To his credit, my conversation partner, Jelani Cobb, is concerned about students and their grievances. He has also written, “That these issues have now been subsumed in a debate over political correctness and free speech on campus—important but largely separate subjects—is proof of the self-serving deflection to which we should be accustomed at this point.” He characterized this response as “outraged First Amendment fundamentalism.” I respectfully but vehemently disagree.
First, it’s perfectly possible to debate free speech on campus and efforts to make campuses more inclusive. The media is full of both debates. Neither has been subsumed by the other.
Second, how can one fully understand student activists without attentively listening and then engaging in conversation and, where there is disagreement or lack of clarity, debate? Without a culture of free speech there cannot be constructive dialogue.

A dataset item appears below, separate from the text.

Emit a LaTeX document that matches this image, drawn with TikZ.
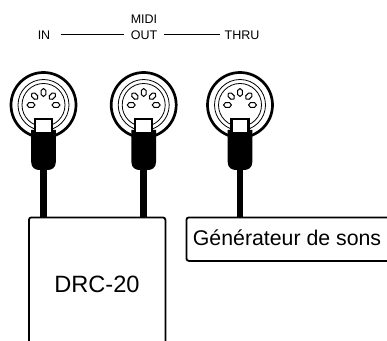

Third, the free-speech objections raised today are not fundamentalist in the least: The vast majority of examples at public universities fall easily within long-settled First amendment precedents––these are not edge cases––and at private colleges, one needn’t be a free-speech zealot to object to activists spitting on people or telling a man he’s disgusting and should resign because of an earnest email his wife wrote!
Finally, civil libertarians don’t get to choose when to defend civil rights. I’d love to defend due process with choir boys and Girl Scouts as my examples. Instead, I objected to Anwar al-Awlaki being killed, because his killing posed a threat to due process.
I’m tremendously sympathetic to college students who don’t feel welcome on their own campuses. Smart, idealistic, likable 18 year olds are not the antagonists I’d pick in a free-speech fight if I were choosing. But I’m not. They are. Administrators and students chose to target speech; at UCLA they chose a course that would set precedents weakening the First Amendment for people far beyond themselves; at Yale, Dean Jonathan Holloway said in an interview with Professor Cobb that video of students yelling at a professor gave outsiders the false impression that the conflict there was about free speech. But Yale protestors chose to call in their official, written demands for the resignation of a faculty-in-residence at an undergraduate colleges for refusing to apologize for his wife’s email. So yes, the conflict at Yale is partly focused on trying to punish speech, due to the choices of students.
These wrongheaded choices are distracting them from other, more worthy demands, and weakening their cause, because a lot of small-l liberals understand that for colleges to thrive, speech cannot be chilled. There needs to be a process of unending discussion and debate, where wrongheaded ideas are changed by persuasion, not punished by babysitter administrators. And contrary to what some students say, this is not a subject that divides white people from “people of color.”
Earlier this month, Pew asked, “Should government be able to prevent people from saying things that are offensive to minority groups?” 67 percent of all Americans said no. Majorities of men, women, Republicans, Democrats and Independents said no. Sixty-six percent of people who’d attended some college said no. 75 percent of people with a college degrees said no. 57 percent of “people of color” said no.
Your strengths are formidable––and so long as you’re not attacking the First Amendment or the spirit of open debate, you will have a lot of allies like me fighting for your just causes. I’m grateful for the invitation to speak and for everyone who has listened. These are contentious subjects, and before I conclude, I want to put my email address out there, because I’m always eager to hear perspectives other than my own. If you write me at [email protected], I promise to read closely and with an open mind. I would love nothing more than to have my ideas improved by your criticism, and if after pondering your words I still disagree, I will show you respect the best way I know how: by engaging as equals in dialogue.